List each line of the data that holds the string "chart".

++++++++++++++++++++

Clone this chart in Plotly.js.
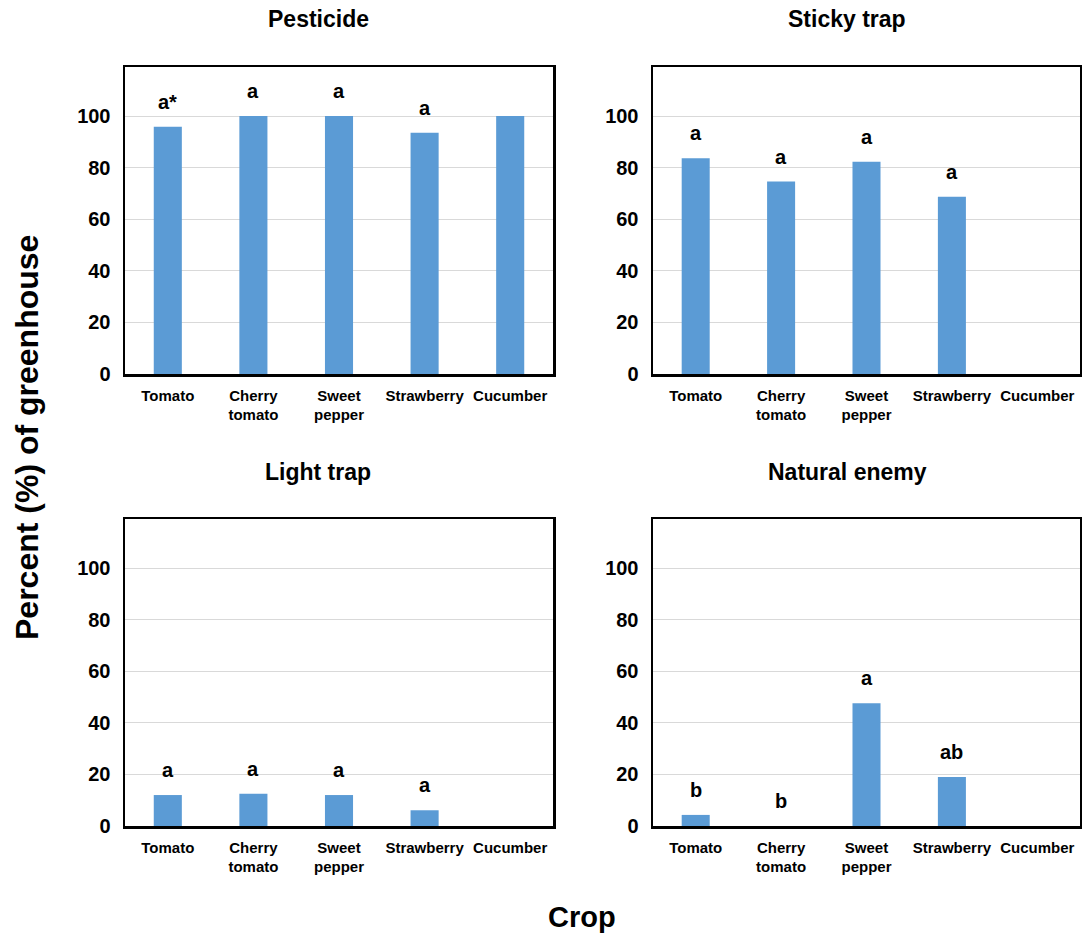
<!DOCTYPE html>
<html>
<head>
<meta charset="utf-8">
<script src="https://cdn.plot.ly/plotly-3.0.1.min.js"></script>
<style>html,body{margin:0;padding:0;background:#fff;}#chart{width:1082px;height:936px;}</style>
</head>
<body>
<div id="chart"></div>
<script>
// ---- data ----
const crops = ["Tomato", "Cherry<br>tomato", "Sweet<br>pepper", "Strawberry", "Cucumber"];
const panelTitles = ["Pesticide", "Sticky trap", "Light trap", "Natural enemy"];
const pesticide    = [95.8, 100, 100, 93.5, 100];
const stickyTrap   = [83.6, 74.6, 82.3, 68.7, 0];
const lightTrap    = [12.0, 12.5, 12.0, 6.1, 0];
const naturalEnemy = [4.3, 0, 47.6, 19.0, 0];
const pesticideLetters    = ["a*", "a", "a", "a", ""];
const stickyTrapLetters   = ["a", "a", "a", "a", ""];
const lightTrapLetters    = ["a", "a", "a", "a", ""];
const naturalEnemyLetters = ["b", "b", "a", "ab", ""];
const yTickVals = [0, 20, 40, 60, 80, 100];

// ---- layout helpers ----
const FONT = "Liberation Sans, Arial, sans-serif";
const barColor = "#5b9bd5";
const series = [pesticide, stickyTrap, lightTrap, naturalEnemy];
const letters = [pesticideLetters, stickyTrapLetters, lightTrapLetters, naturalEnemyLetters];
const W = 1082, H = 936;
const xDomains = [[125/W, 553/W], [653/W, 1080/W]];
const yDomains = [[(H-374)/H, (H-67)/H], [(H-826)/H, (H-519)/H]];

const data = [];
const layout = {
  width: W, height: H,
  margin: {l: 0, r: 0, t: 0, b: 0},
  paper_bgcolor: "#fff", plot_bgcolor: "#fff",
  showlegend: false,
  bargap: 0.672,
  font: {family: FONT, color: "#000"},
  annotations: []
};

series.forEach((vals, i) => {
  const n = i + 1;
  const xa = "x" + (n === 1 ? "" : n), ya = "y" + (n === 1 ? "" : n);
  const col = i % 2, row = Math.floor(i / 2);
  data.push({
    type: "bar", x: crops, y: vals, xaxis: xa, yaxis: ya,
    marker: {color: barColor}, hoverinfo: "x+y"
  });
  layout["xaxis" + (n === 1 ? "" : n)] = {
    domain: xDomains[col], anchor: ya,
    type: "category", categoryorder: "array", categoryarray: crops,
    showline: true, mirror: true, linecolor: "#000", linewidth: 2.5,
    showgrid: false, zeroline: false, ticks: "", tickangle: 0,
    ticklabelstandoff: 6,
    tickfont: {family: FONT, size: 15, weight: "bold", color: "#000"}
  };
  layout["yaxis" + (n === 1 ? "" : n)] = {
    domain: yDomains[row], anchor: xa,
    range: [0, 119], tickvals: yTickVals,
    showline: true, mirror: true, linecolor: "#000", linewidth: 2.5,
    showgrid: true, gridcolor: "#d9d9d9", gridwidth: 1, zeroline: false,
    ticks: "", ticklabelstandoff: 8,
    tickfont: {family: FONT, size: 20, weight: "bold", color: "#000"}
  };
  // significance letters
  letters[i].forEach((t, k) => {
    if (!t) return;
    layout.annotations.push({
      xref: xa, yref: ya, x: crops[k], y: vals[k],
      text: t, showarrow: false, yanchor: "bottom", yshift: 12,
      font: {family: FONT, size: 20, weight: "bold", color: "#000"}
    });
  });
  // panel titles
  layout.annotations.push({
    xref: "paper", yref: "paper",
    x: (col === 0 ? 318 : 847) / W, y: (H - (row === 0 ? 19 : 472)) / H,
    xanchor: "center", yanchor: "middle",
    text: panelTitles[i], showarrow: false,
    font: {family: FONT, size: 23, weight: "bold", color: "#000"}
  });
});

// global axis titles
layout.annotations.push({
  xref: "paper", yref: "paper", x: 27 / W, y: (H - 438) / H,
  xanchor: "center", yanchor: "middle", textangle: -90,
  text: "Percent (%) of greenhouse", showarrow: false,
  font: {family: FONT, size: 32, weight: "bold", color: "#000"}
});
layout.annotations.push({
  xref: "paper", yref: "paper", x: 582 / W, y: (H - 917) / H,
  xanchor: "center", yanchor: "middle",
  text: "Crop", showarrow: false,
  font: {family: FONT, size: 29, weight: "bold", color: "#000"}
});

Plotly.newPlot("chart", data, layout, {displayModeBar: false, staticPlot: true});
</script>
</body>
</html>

++++++++++++++++++++

→ **Solved exercise**
Clone this chart in Plotly.js.
<style>html,body{margin:0;padding:0;background:#fff;}#chart{width:1082px;height:936px;}</style>
<div id="chart"></div>
Plotly.newPlot("chart", data, layout, {displayModeBar: false, staticPlot: true});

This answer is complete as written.